Principal and Surety(ies) hereby agree to adjust the penal sum of the bond yearly so that it guarantees a new closure or post-closure amount, provided that the penal sum does not increase by more than 20 percent in any one year, and no decrease in the penal sum takes place without the written permission of the Division.
The persons whose signatures appear below hereby certify that they are authorized to execute this surety bond on behalf of the Principal and Surety(ies) and that the wording of this surety bond is identical to the wording specified in Paragraph (e)(2)(B) of 15A NCAC 13B .1628 as were constituted on the date this bond was executed.

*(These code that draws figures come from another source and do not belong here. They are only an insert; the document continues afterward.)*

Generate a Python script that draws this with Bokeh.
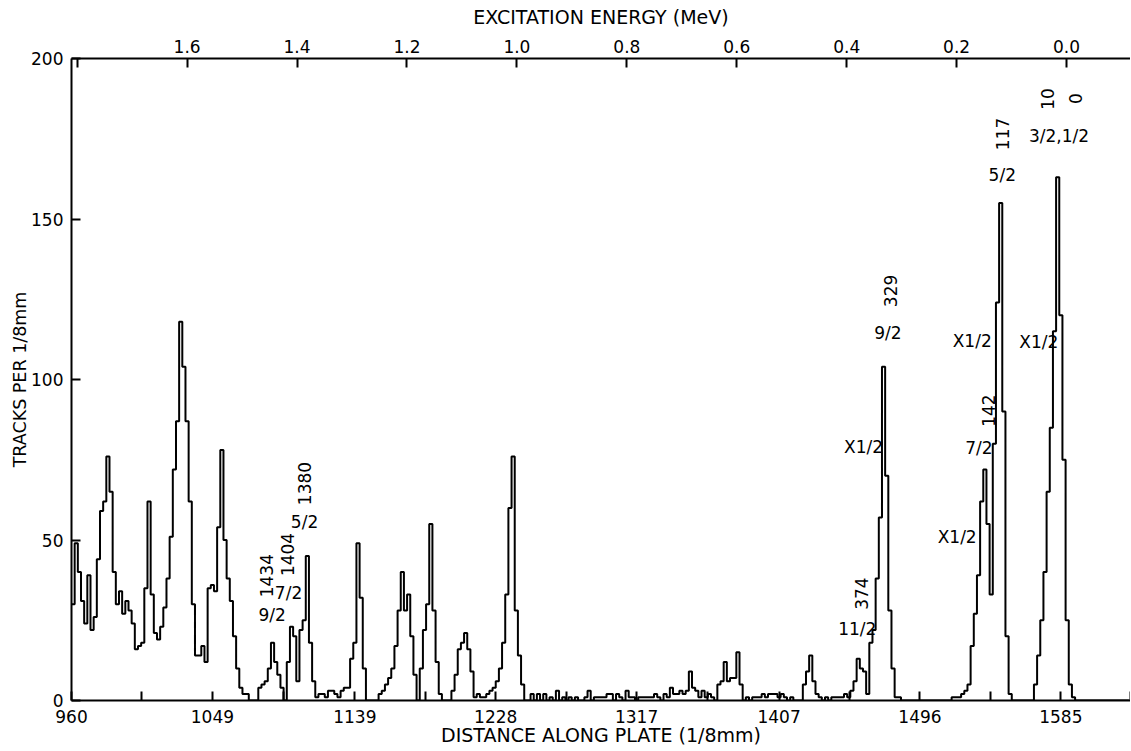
import math
from bokeh.plotting import figure
from bokeh.models import Range1d, LinearAxis, FixedTicker, ColumnDataSource
from bokeh.embed import file_html
from bokeh.resources import INLINE
from bokeh.core.properties import value

# ---------------- data ----------------
bin_start = 960.0      # first bin edge (1/8 mm)
bin_width = 2.0        # bin width (1/8 mm)
counts = [
    30, 49, 40, 31, 24, 39, 22, 26, 44, 59, 62, 76, 65, 40, 30, 34, 27, 31, 28, 24,
    16, 17, 18, 35, 62, 33, 21, 19, 23, 29, 38, 51, 72, 87, 118, 104, 87, 62, 30, 14,
    14, 17, 12, 35, 36, 34, 54, 78, 50, 38, 31, 20, 10, 4, 2, 2, 0, 0, 0, 4,
    5, 6, 10, 18, 12, 8, 4, 0, 12, 23, 20, 6, 22, 25, 45, 18, 6, 1, 2,
    2, 1, 3, 3, 2, 1, 3, 4, 4, 13, 18, 49, 32, 10, 0, 0, 0, 0, 2, 3,
    5, 7, 10, 17, 28, 40, 28, 33, 20, 8, 0, 10, 22, 30, 55, 28, 12, 2, 0, 0,
    0, 3, 8, 16, 18, 21, 16, 9, 1, 2, 1, 1, 2, 3, 4, 6, 10, 18, 33, 60,
    76, 28, 14, 5, 0, 0, 2, 0, 2, 0, 2, 0, 1, 0, 3, 0, 1, 0, 1, 0,
    1, 0, 0, 1, 3, 0, 1, 1, 1, 1, 2, 2, 0, 2, 1, 0, 3, 1, 1, 0,
    1, 1, 1, 1, 1, 2, 1, 0, 2, 1, 4, 2, 2, 3, 2, 3, 9, 4, 3, 1,
    3, 1, 2, 1, 0, 5, 6, 12, 6, 7, 7, 15, 5, 0, 1, 0, 1, 1, 1, 2,
    1, 2, 2, 2, 1, 2, 1, 0, 1, 0, 0, 0, 5, 9, 14, 6, 2, 1, 0,
    1, 0, 1, 1, 1, 1, 2, 1, 3, 6, 13, 10, 9, 2, 18, 22, 38, 57, 104,
    70, 28, 10, 1, 1, 0, 0, 0, 0, 0, 0, 0, 0, 0, 0, 0, 0, 0, 0, 0,
    0, 1, 1, 1, 2, 3, 5, 17, 27, 39, 62, 72, 55, 33, 80, 124, 155, 90, 20, 2,
    0, 0, 0, 0, 0, 0, 0, 5, 14, 25, 40, 65, 85, 115, 163, 120, 75, 25, 5, 1,
    0, 0, 0, 0, 0, 0, 0, 0, 0, 0, 0, 0, 0, 0, 0, 0, 0,
]

dist_ticks = [960, 1049, 1139, 1228, 1317, 1407, 1496, 1585]
dist_minor_ticks = [1004.5, 1094, 1183.5, 1272.5, 1362, 1451.5, 1540.5, 1629]
count_ticks = [0, 50, 100, 150, 200]
energy_ticks = [1.8, 1.6, 1.4, 1.2, 1.0, 0.8, 0.6, 0.4, 0.2, 0.0]
energy_tick_labels = ["", "1.6", "1.4", "1.2", "1.0", "0.8", "0.6", "0.4", "0.2", "0.0"]

# level annotations: text, distance, counts, vertical?
ann_text = ["1434", "9/2", "1404", "7/2", "1380", "5/2",
            "374", "11/2", "X1/2", "9/2", "329",
            "X1/2", "7/2", "142", "X1/2", "5/2", "117",
            "3/2,1/2", "10", "0", "X1/2"]
ann_x = [1083.2, 1086.8, 1096.5, 1097.1, 1106.9, 1107.2,
         1459.3, 1456.4, 1460.4, 1475.7, 1477.3,
         1519.5, 1533.2, 1539.5, 1529.0, 1548.0, 1548.0,
         1583.8, 1576.4, 1594.3, 1571.1]
ann_y = [38.9, 26.5, 45.5, 33.6, 67.6, 55.5,
         33.3, 22.4, 78.9, 114.5, 127.6,
         50.9, 78.7, 90.3, 111.9, 163.6, 176.5,
         175.9, 187.4, 187.5, 111.7]
ann_vertical = [True, False, True, False, True, False,
                True, False, False, False, True,
                False, False, True, False, False, True,
                False, True, True, False]

# ---------------- figure ----------------
FONT = "DejaVu Sans"

p = figure(width=1130, height=751,
           x_range=Range1d(960, 1629), y_range=Range1d(0, 200),
           output_backend="svg", toolbar_location=None,
           min_border_left=71, min_border_top=58, min_border_right=0, min_border_bottom=51)
p.outline_line_color = None
p.xgrid.visible = False
p.ygrid.visible = False
p.background_fill_color = "white"
p.border_fill_color = "white"

edges = [bin_start + bin_width * i for i in range(len(counts) + 1)]
levels = counts + [counts[-1]]
src = ColumnDataSource(dict(x=edges, y=levels))
p.step(x="x", y="y", source=src, mode="after", line_color="black", line_width=2)

asrc = ColumnDataSource(dict(x=ann_x, y=ann_y, text=ann_text,
                             angle=[math.pi / 2 if v else 0.0 for v in ann_vertical]))
p.text(x="x", y="y", text="text", angle="angle", source=asrc,
       text_font=value(FONT), text_font_size="17px", text_color="black",
       text_align="center", text_baseline="middle")

def style_axis(ax, label_size):
    ax.axis_line_color = "black"
    ax.axis_line_width = 2
    ax.major_tick_line_color = "black"
    ax.major_tick_line_width = 2
    ax.minor_tick_line_color = "black"
    ax.minor_tick_line_width = 2
    ax.major_tick_in = 9
    ax.major_tick_out = 0
    ax.minor_tick_in = 9
    ax.minor_tick_out = 0
    ax.major_label_text_font = FONT
    ax.major_label_text_font_size = "17px"
    ax.major_label_text_color = "black"
    ax.axis_label_text_font = FONT
    ax.axis_label_text_font_size = label_size
    ax.axis_label_text_font_style = "normal"
    ax.axis_label_text_color = "black"

xa = p.xaxis[0]
xa.ticker = FixedTicker(ticks=dist_ticks, minor_ticks=dist_minor_ticks)
xa.axis_label = "DISTANCE ALONG PLATE (1/8mm)"
style_axis(xa, "19px")
xa.major_label_standoff = 9
xa.axis_label_standoff = -2

ya = p.yaxis[0]
ya.ticker = FixedTicker(ticks=count_ticks)
ya.axis_label = "TRACKS PER 1/8mm"
style_axis(ya, "17.5px")
ya.major_label_standoff = 8
ya.axis_label_standoff = -2

p.extra_x_ranges = {"energy": Range1d(start=1.8104, end=-0.1164)}
ta = LinearAxis(x_range_name="energy", ticker=FixedTicker(ticks=energy_ticks),
                major_label_overrides={t: s for t, s in zip(energy_ticks, energy_tick_labels)},
                axis_label="EXCITATION ENERGY (MeV)")
style_axis(ta, "19px")
ta.major_label_standoff = 6
ta.axis_label_standoff = 9
p.add_layout(ta, "above")

open("out.html", "w").write(file_html(p, INLINE))
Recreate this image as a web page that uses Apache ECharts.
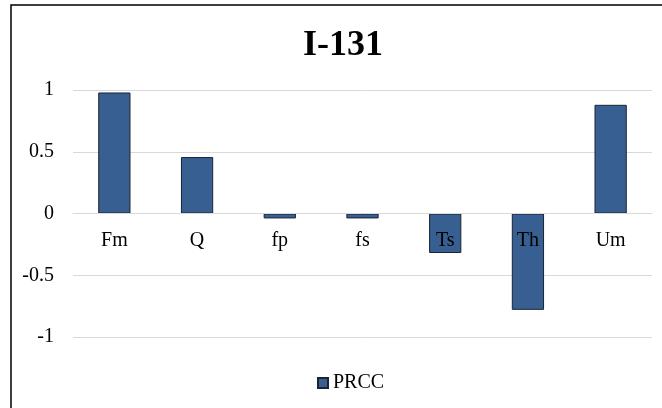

(C) A surety bond guaranteeing performance of closure, post-closure care, or corrective action, as specified in Paragraph (e)(1)(B) of this Rule, shall be worded as follows, except that instructions in brackets are to be replaced with the relevant information and the brackets deleted:
Solid Waste Section Permit Number, name, address, and closure, post-closure, or corrective action amount(s) for each facility guaranteed by this bond [indicate closure, post-closure, and corrective action amounts separately]:
Whereas, said Principal is required to provide financial assurance for closure, post-closure care, or corrective action as a condition of the permit, and
Now, Therefore, the conditions of this obligation are such that if the Principal shall faithfully perform closure, whenever required to do so, of each facility for which this bond guarantees closure, in accordance with the closure plan and other requirements of the permit, as such plan and permit may be amended, pursuant to all applicable laws, statutes, rules, and regulations, as such laws, statutes, rules, and regulations may be amended,
And, if the Principal shall faithfully perform post-closure care of each facility for which this bond guarantees post-closure care, in accordance with the post-closure plan and other requirements of the permit, as such plan and permit may be amended, pursuant to all applicable laws, statutes, rules, and regulations as such laws, statutes, rules, and regulations may be amended,
And, if the Principal shall faithfully perform corrective action of each facility for which this bond guarantees corrective action, in accordance with the corrective action program and other requirements of the permit, as such program and permit may be amended, pursuant to all applicable laws, statutes, rules, and regulations as such laws, statutes, rules, and regulations may be amended,
Or, if the Principal shall provide alternate financial assurance and obtain the Division's written approval of such assurance, within 90 days after the date notice of cancellation is received by both the Principal and the Division from the Surety(ies), then this obligation shall be null and void, otherwise it is to remain in full force and effect.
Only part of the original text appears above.